You may declare either entities_file or entities_path per entity type, never both. brewctl rejects bundles that set both with a clear error before any network call:

manifest entity_type "use_case": entities_file and entities_path are
mutually exclusive — pick one

Different entity types in the same manifest can use different patterns — mix freely:

entity_types:
  - name: industry         # small, keep simple
    schema_file: schemas/industry.schema.json
    entities_file: entities/industries.yaml

  - name: use_case         # large, split
    schema_file: schemas/use_case.schema.json
    entities_path: entities/use_case/

Pull behaviour — lossy on roundtrip (by design)

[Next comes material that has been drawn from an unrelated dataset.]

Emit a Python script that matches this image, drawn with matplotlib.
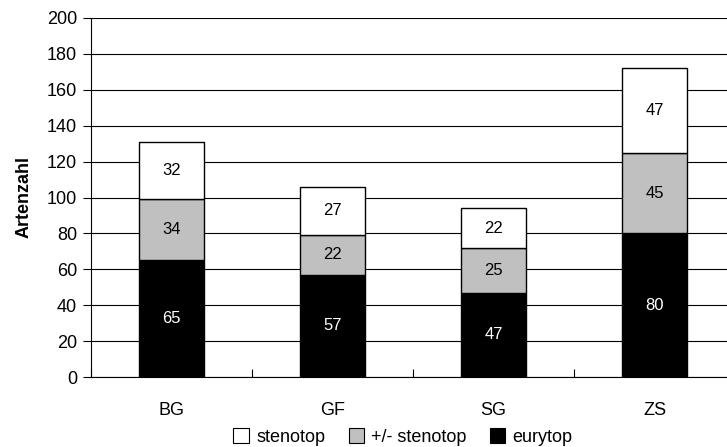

brewctl kg pull always emits the canonical single-file layout (Pattern A), even for bundles that were authored via entities_path. The engine does not record which file each entity came from, so reconstructing the split would mean guessing — and guessing produces a misleading roundtrip.

If you maintain a split layout in source, treat pull as a backup / inspection tool, not a roundtrip authoring tool. Apply with entities_path; if you later need to reassemble a split layout from a pull, write a small local script that re-splits by your chosen field (industry, category, etc.).

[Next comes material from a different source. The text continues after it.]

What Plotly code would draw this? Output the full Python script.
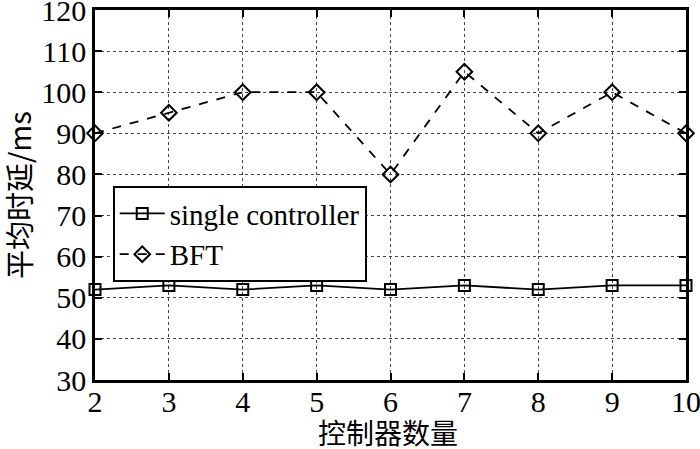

A future release may add a split_by_field manifest option that makes pull preserve a deterministic split layout. We are deferring that until a concrete customer use case requires it — the lossy-but-honest default is the safer baseline.

When to migrate from Pattern A to Pattern B

A rough rule of thumb:

<100 entities per type — stay on Pattern A. The flat file is small enough that the operational complexity of a directory isn’t worth it.
100–500 entities per type — split is helpful but not urgent. If parallel-PR conflicts on the entities file are noticeable, migrate.
≥500 entities per type — split. The diff hell is real and the re-organisation pays for itself within a couple of weeks.
Per-entity PR review (each entity gets its own approval / commit) — Pattern B with one document per file is the only sensible layout.

To migrate, split your existing entities/<type>.yaml into multiple files inside entities/<type>/, then update the manifest:

- name: use_case
  schema_file: schemas/use_case.schema.json
  entities_file: entities/use_cases.yaml
- name: use_case
  schema_file: schemas/use_case.schema.json
  entities_path: entities/use_case/

brewctl kg validate ./bundle confirms the migration before any network call.